_OBJECTIVE_
Look for "diagram" in each line of the entries, and return the matching lines.

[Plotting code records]
## Start

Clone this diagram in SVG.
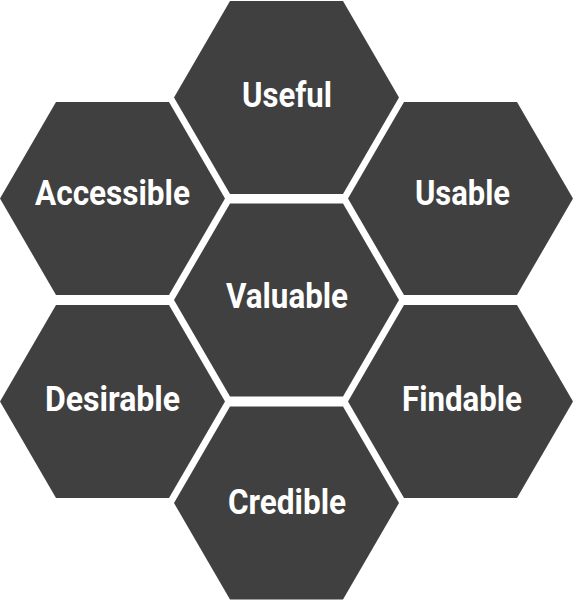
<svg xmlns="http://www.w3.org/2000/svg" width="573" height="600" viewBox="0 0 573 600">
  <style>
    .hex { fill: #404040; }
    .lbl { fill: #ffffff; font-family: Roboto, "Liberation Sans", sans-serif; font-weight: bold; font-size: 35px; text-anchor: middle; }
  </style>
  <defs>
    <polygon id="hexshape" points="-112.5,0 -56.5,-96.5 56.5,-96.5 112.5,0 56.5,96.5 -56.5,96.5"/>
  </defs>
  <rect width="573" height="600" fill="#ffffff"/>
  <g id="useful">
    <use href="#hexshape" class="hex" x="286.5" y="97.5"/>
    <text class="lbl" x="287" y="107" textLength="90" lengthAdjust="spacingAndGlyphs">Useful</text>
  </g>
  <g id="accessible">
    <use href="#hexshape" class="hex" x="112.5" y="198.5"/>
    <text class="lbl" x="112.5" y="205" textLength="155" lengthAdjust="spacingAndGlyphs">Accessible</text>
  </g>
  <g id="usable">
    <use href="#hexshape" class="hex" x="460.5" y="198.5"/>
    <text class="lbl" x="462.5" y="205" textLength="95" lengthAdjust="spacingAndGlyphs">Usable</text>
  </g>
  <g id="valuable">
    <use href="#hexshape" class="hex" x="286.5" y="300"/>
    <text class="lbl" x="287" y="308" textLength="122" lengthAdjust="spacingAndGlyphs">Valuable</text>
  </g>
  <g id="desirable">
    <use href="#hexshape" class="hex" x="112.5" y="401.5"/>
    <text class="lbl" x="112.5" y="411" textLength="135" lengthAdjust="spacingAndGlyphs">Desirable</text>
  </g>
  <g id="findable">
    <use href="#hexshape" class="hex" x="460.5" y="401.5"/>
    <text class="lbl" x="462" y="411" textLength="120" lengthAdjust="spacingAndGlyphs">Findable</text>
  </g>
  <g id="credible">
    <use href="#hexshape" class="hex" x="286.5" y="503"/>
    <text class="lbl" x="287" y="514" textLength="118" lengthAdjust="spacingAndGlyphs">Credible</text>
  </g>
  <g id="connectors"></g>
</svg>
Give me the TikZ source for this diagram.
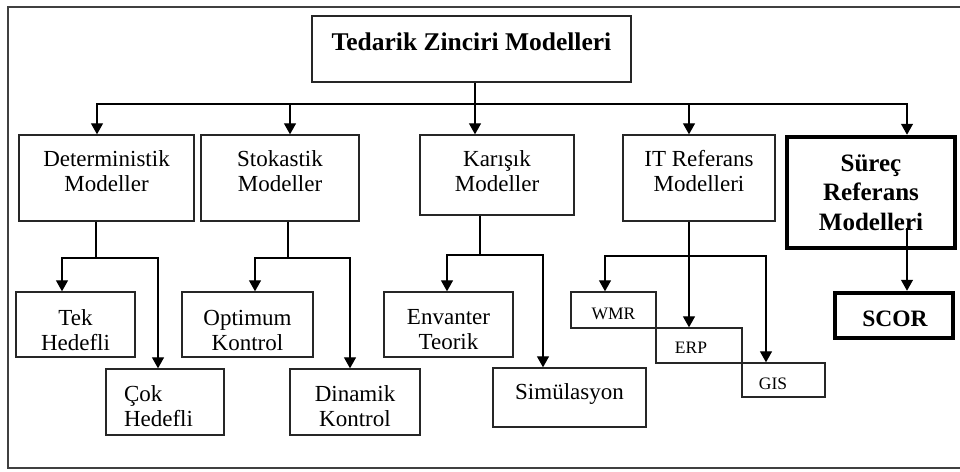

## End

_WRITTEN RESPONSE_
Clone this diagram in SVG.
Give me the TikZ source for this diagram.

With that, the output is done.